The authorities, even cancelling the permission granted earlier to Amnesty to release its report at a press conference, claimed that there is nothing illegal about the Act. J&K Chief Secretary BVR Subrahmanyam said the judiciary in J&K “took care of any misuse”, insisting, “We have competent courts. In many cases, PSA was upheld and also struck down. We have enough checks and balances,” he asserted.

An Amnesty note on the report:

The Jammu and Kashmir Public Safety Act (PSA) circumvents the criminal justice system in Jammu and Kashmir to undermine accountability, transparency and respect for human rights, said Amnesty International India at the launch of its new briefing, “Tyranny of A ‘Lawless Law’: Detention without Charge or Trial under the J&K PSA”.
The briefing analyses the case studies of 210 detainees who were booked under the PSA, a legislation that allows for administrative detention for up to two years in Jammu and Kashmir, between 2012 and 2018.
“The briefing revisits the PSA in the 42nd year of its existence and studies how it continues to facilitate administrative detentions and violate Indian and international human rights laws. This Act is contributing to inflaming tensions between the state authorities and local populace and must be immediately repealed,” said Aakar Patel, Head of Amnesty International India.
The text of the PSA violates several of India’s obligations under international human rights law, including respecting detainees’ fair trial rights. Examining several government and legal documents of the detainees, the briefing provides a pattern of abuse by J&K authorities. This includes detaining children, passing PSA orders without due diligence and on vague and general grounds, ignoring the limited safeguards under the Act, subjecting individuals to “revolving-door detentions”, and using the PSA to prevent release on bail and undermine the criminal justice system.
Amnesty International India found 71 cases of revolving-door detentions, where authorities had either issued a new detention order, or implicated a detainee in a new FIR, to ensure that they remain in detention. In 90% of the cases analysed, detainees faced both PSA detentions and criminal proceedings in parallel, on the basis of the same or similar allegations.

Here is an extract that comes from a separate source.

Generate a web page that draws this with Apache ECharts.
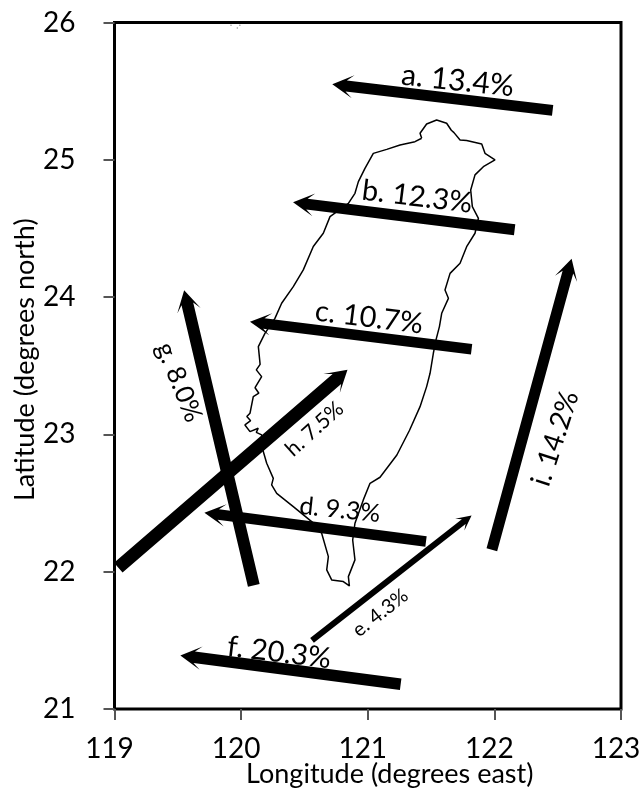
<!DOCTYPE html>
<html><head><meta charset="utf-8">
<style>html,body{margin:0;padding:0;background:#fff}#c{width:640px;height:790px}</style>
<script src="https://cdn.jsdelivr.net/npm/echarts@6/dist/echarts.min.js"></script>
</head><body><div id="c"></div>
<script>
const xTicks = [119, 120, 121, 122, 123];
const yTicks = [21, 22, 23, 24, 25, 26];
// [tail lon, tail lat, head lon, head lat]
const arrowA = [122.46, 25.36, 120.72, 25.55];
const arrowB = [122.16, 24.49, 120.41, 24.69];
const arrowC = [121.82, 23.62, 120.07, 23.82];
const arrowD = [121.46, 22.22, 119.71, 22.43];
const arrowE = [120.56, 21.50, 121.82, 22.41];
const arrowF = [121.26, 21.18, 119.52, 21.39];
const arrowG = [120.10, 21.90, 119.55, 24.05];
const arrowH = [119.03, 22.03, 120.84, 23.47];
const arrowI = [121.98, 22.16, 122.61, 24.28];
const labelTexts = ['a. 13.4%','b. 12.3%','c. 10.7%','d. 9.3%','e. 4.3%','f. 20.3%','g. 8.0%','h. 7.5%','i. 14.2%'];
const labelLon = [121.71, 121.39, 121.01, 120.78, 121.10, 120.30, 119.51, 120.58, 122.48];
const labelLat = [25.575, 24.73, 23.85, 22.45, 21.70, 21.41, 23.38, 23.04, 22.97];
const coast = [[121.426,25.157],[121.413,25.193],[121.465,25.261],[121.544,25.290],[121.623,25.266],[121.660,25.215],[121.681,25.198],[121.729,25.144],[121.781,25.140],[121.900,25.115],[121.926,25.047],[122.005,24.999],[121.913,24.950],[121.847,24.890],[121.813,24.780],[121.826,24.659],[121.874,24.574],[121.847,24.465],[121.781,24.367],[121.729,24.246],[121.650,24.173],[121.610,24.052],[121.637,23.991],[121.584,23.882],[121.566,23.785],[121.539,23.688],[121.518,23.591],[121.492,23.445],[121.465,23.348],[121.413,23.202],[121.33,23.03],[121.23,22.85],[121.097,22.688],[121.018,22.644],[120.965,22.523],[120.899,22.353],[120.881,22.231],[120.899,22.086],[120.847,21.964],[120.855,21.896],[120.807,21.928],[120.715,21.940],[120.676,22.013],[120.689,22.110],[120.636,22.280],[120.557,22.365],[120.412,22.474],[120.281,22.571],[120.241,22.632],[120.254,22.680],[120.202,22.790],[120.175,22.875],[120.162,22.996],[120.120,23.015],[120.135,23.045],[120.070,23.020],[120.030,23.069],[120.075,23.100],[120.045,23.130],[120.070,23.154],[120.096,23.275],[120.140,23.300],[120.110,23.340],[120.162,23.421],[120.120,23.470],[120.150,23.510],[120.136,23.639],[120.188,23.736],[120.267,23.845],[120.320,23.955],[120.412,24.076],[120.491,24.198],[120.570,24.368],[120.649,24.465],[120.702,24.586],[120.847,24.683],[120.899,24.756],[120.926,24.841],[120.978,24.938],[121.044,25.047],[121.150,25.076],[121.255,25.108],[121.373,25.132],[121.426,25.157]];
const specks = [[119.92,25.98],[119.97,25.96],[119.99,25.98]];

const arrows = [arrowA,arrowB,arrowC,arrowD,arrowE,arrowF,arrowG,arrowH,arrowI];
const shaftWidths = [11,11,10.5,10.5,6,11.5,12,13,11];
const labelSizes = [30,29,29,25,20,29,26,21.5,28];
const labelRot = [-6,-7,-7,-6,38,-7,-68,42,72];
const FONT = 'Lato, "Open Sans", sans-serif';

const chart = echarts.init(document.getElementById('c'), null, {renderer:'canvas'});

function renderArrow(params, api) {
  const t = api.coord([api.value(0), api.value(1)]);
  const h = api.coord([api.value(2), api.value(3)]);
  const w = shaftWidths[params.dataIndex];
  const dx = h[0]-t[0], dy = h[1]-t[1], len = Math.hypot(dx,dy);
  const ux = dx/len, uy = dy/len, nx = -uy, ny = ux;
  const L = w < 8 ? 15 : 21, N = w < 8 ? 10 : 14, H = w < 8 ? 7.5 : w*0.5+6;
  const P = (a,b) => [t[0]+ux*a+nx*b, t[1]+uy*a+ny*b];
  return {
    type:'polygon',
    shape:{points:[P(0,w/2),P(len-N,w/2),P(len-L,H),P(len,0),P(len-L,-H),P(len-N,-w/2),P(0,-w/2)]},
    style:{fill:'#000'}
  };
}

chart.setOption({
  animation:false,
  backgroundColor:'#fff',
  grid:{left:114.5,right:19,top:22.5,bottom:81,show:true,borderColor:'#000',borderWidth:3,backgroundColor:'transparent',outerBoundsMode:'none'},
  xAxis:{type:'value',min:119,max:123,interval:1,
    axisLine:{show:false},splitLine:{show:false},
    axisTick:{show:true,length:11,lineStyle:{color:'#555',width:2}},
    axisLabel:{color:'#000',fontFamily:FONT,fontSize:28,margin:26,padding:[0,10,0,0],showMaxLabel:true,showMinLabel:true,formatter:v=>String(v)},
    name:'Longitude (degrees east)',nameLocation:'middle',nameGap:52,nameMoveOverlap:false,
    nameTextStyle:{color:'#000',fontFamily:FONT,fontSize:27,padding:[0,0,0,44]}},
  yAxis:{type:'value',min:21,max:26,interval:1,
    axisLine:{show:false},splitLine:{show:false},
    axisTick:{show:true,length:11,lineStyle:{color:'#555',width:2}},
    axisLabel:{color:'#000',fontFamily:FONT,fontSize:28,margin:39,formatter:v=>String(v)},
    name:'Latitude (degrees north)',nameLocation:'middle',nameGap:76,nameMoveOverlap:false,
    nameTextStyle:{color:'#000',fontFamily:FONT,fontSize:27,padding:[0,0,0,12]}},
  series:[
    {type:'line',data:coast,showSymbol:false,lineStyle:{color:'#000',width:1.5},z:2,silent:true},
    {type:'scatter',data:specks,symbolSize:1.5,itemStyle:{color:'#777'},z:2,silent:true},
    {type:'custom',data:arrows,renderItem:renderArrow,z:3,silent:true,clip:false,encode:{x:[0,2],y:[1,3]}},
    {type:'scatter',symbolSize:0,z:4,silent:true,itemStyle:{opacity:1},
      data:labelTexts.map((t,i)=>({value:[labelLon[i],labelLat[i]],name:t,
        label:{show:true,position:'inside',formatter:t,rotate:labelRot[i],fontSize:labelSizes[i],
          fontFamily:FONT,color:'#000',opacity:1,align:'center',verticalAlign:'middle'}}))}
  ]
});
</script></body></html>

“The police appear to use the PSA as a safety net, using it to secure the detention of suspects who are released, or likely to be released, on bail. "'s Conversations with the local lawyers suggest that the state police do not favour criminal proceedings as they involve a higher standard of proof and a presumption of innocence,” said Zahoor Wani, who led the research of the briefing for Amnesty International India.
Amnesty India also found that in many cases the grounds of detention mentioned in the police dossiers and in the PSA orders passed by the District Magistrate were identical which demonstrates non-application of mind. Further, regressive amendments to the Act in 2018 have also led to detainees being held in prisons far from their homes, in violation of international human rights standards.
Meanwhile, people who were arbitrarily slapped with PSA and later acquitted continue to face difficulties in obtaining jobs or continuing their education. Amnesty International India calls on the Government of Jammu and Kashmir to immediately repeal the J&K Public Safety Act and other legislation facilitating the use of administrative detentions and ensure that all detainees held in administrative detention are released. Authorities should also provide full reparation to all detainees held in unlawful detention under PSA.
The Government of Jammu and Kashmir should also initiate a prompt, independent and impartial investigations into all allegations of unlawful detention and torture or other ill-treatment in custody, and bring to justice those responsible.
“While the J&K High Court routinely quashes detention orders which fail to comply with procedural safeguards, it does little to tackle the impunity enjoyed by executive authorities. Jammu and Kashmir will elect a new state government in 2019. This government will have a chance to break with the past and show the people of Jammu and Kashmir that their rights matter. It must not waste this opportunity,” said Aakar Patel.